How can I identify myself?

Those were questions I asked myself for many years while I was living in Puerto Rico. Oh, and believe me, I had access to great education so that was not the problem. The situation is that in our island, thanks to our ancestors, we have a very diverse population. For example, this is my grandmother and my mother:

At school it was no different, I had friends of every color: white, black, mulatto, Indian, albino, mestizo.

And yes, racism exists, everywhere, including Puerto Rico. However, I did not live it, I did not suffer it, I did not understand it.

Well, that’s what I thought…

From a very young age my hair went through a lot of chemicals in order for me to have it straight. It was a tradition that I followed through until I was 25 years old. I did not see it as something negative as it was part of my identity, of my routine. I received comments like “straighten your hair”, “I can see your edges”, “you have bad hair”, “your is burnt, it stinks” but ignorantly, they did not affect me. For me, the solution was to have the perfect hair, regardless of the methods. And by methods I mean, spending a lot of money in the hair salon(which I went to weekly), spending long hours with the air dryer, not going out as much because of humidity and depriving myself of activities that involved water. I did live it, I did suffer it, and now I understand it.

Then there was other typical comments, such as “negra perfilada or negra fina”, which means a black person with facial features of a white person. But don’t think that because you’re a “negra perfilada”, you will be at the same level as a light skin person. Your grandmother, mother and even your aunts, will tell you “no atraces la raza”. That means to not romantically relate yourself to a black person because it will affect your future. Who wants to have dark skin babies, with curly hair, big nose and big lips?If your skin color is light, don’t relate with someone dark, if your skin color is dark, don’t relate with someone darker than you. Unconsciously, those comments affected me when I looked myself at the mirror and even when choosing a romantic partner.

I did live it, I did suffer it, and now I understand it.

In case you didn’t know, every Puerto Rican has Africa in their blood. It may not be reflected in your physical features, but it is in your DNA. It is not okay to be silent because you think racism does not apply to you.

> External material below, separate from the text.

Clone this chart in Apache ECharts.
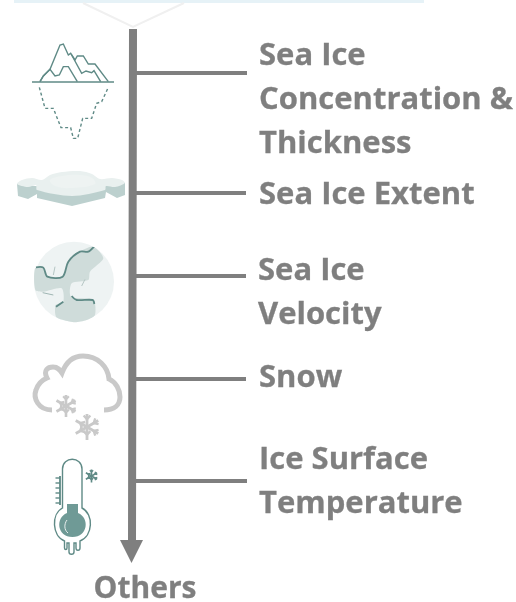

It is not okay to ignore it because you do not live it or suffer it. Racism, whether based entirely on comments, on physical abuse, on injustices, on death, has to stop. This fight belongs to EVERYONE, NOTHING exempts you. Besides, what is the big deal with accepting our roots? Africa gives us flavor, gives us color, gives us movements, gives us essence, and above all, makes us human.

I’m begging you, please stop offending others, stop with the prejudice, stop denying who you are, stop being ignorant.

Actually, I did live it, I did suffer it, and now I understand that I am not “negrita”, I am BLACK and that is what I choose in the box; that I do not have “bad hair”, but I am AFROLATINA, that I am black AND beautiful and that my life is worth the same as everyone else’s.